One of the most important factors in your credit score is the proportion of your credit card balances to each card’s respective credit limits. This is the so-called “debt-to-limit” ratio, and it’s calculated by dividing your credit card balance for each account by that card’s credit limits. These ratios are considered “highly influential” in your VantageScore credit score, and you’d do well to keep them as low as possible. A good rule of thumb is to keep your balance at no more than 30% of the card’s credit limit.
And while back-to-school shopping can lead to an unwanted spike in your debt-to-limit ratio, there are a few ways to minimize or eliminate any credit score impact. First, you could pay off your credit card, in full, by the due date. This will limit any negative impact to your credit score to no more than the one month your credit reports showed the large balance. Still, there are ways to do even better.

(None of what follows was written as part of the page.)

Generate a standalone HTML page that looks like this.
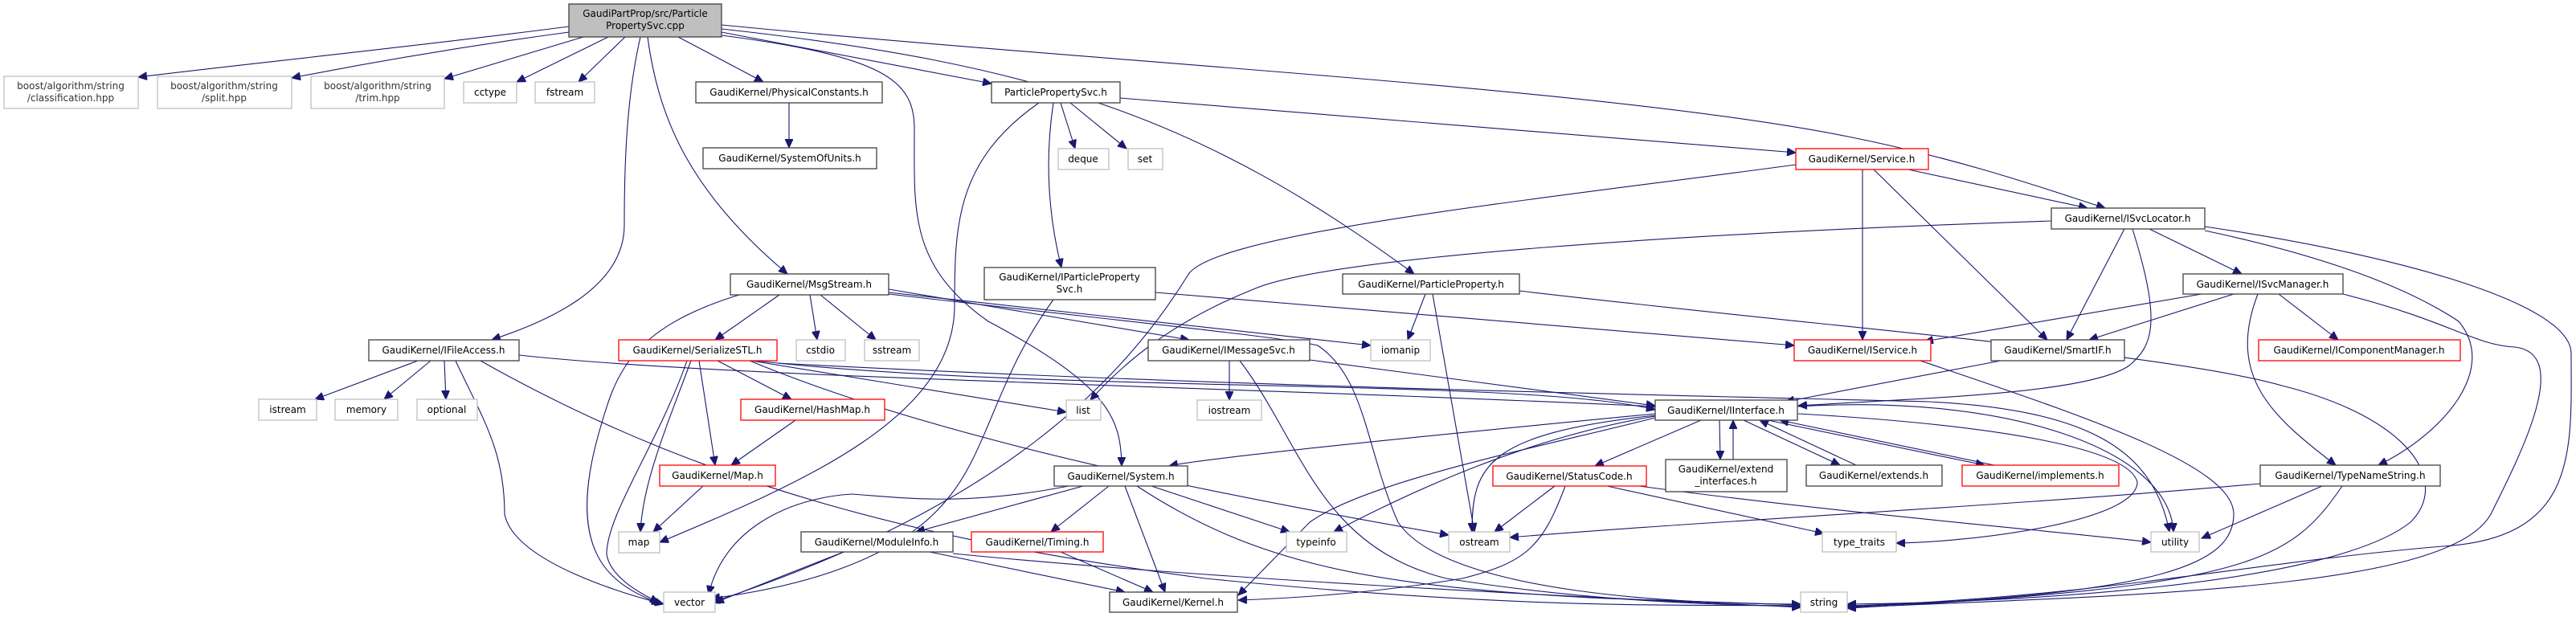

You could use a credit card that has a high credit limit for your back-to-school shopping. If your limit is high enough, the balance might be immaterial to your credit scores. For example, let’s say you spent $1,000 on school supplies and clothes. If you used a credit card with a $1,500 credit limit, then that card would be 66 percent “utilized,” which is not good. But if you used a credit card that had a $10,000 credit limit, then the same expenditure would equal just a low 10 percent balance-to-limit ratio. Same purchases, very different credit score impact. Using a card that has an even higher limit would further insulate your credit score from potential damage. (This comparison assumes your purchases are made on cards with zero balances. Of course, if you’re adding to an existing balance, you need to keep an eye on the total amount of debt you’re carrying on each account.)
Those are both great ways to protect your credit scores from balance spikes. Put them into practice as you do your back-to-school shopping, and you’ll minimize the impact on your credit score.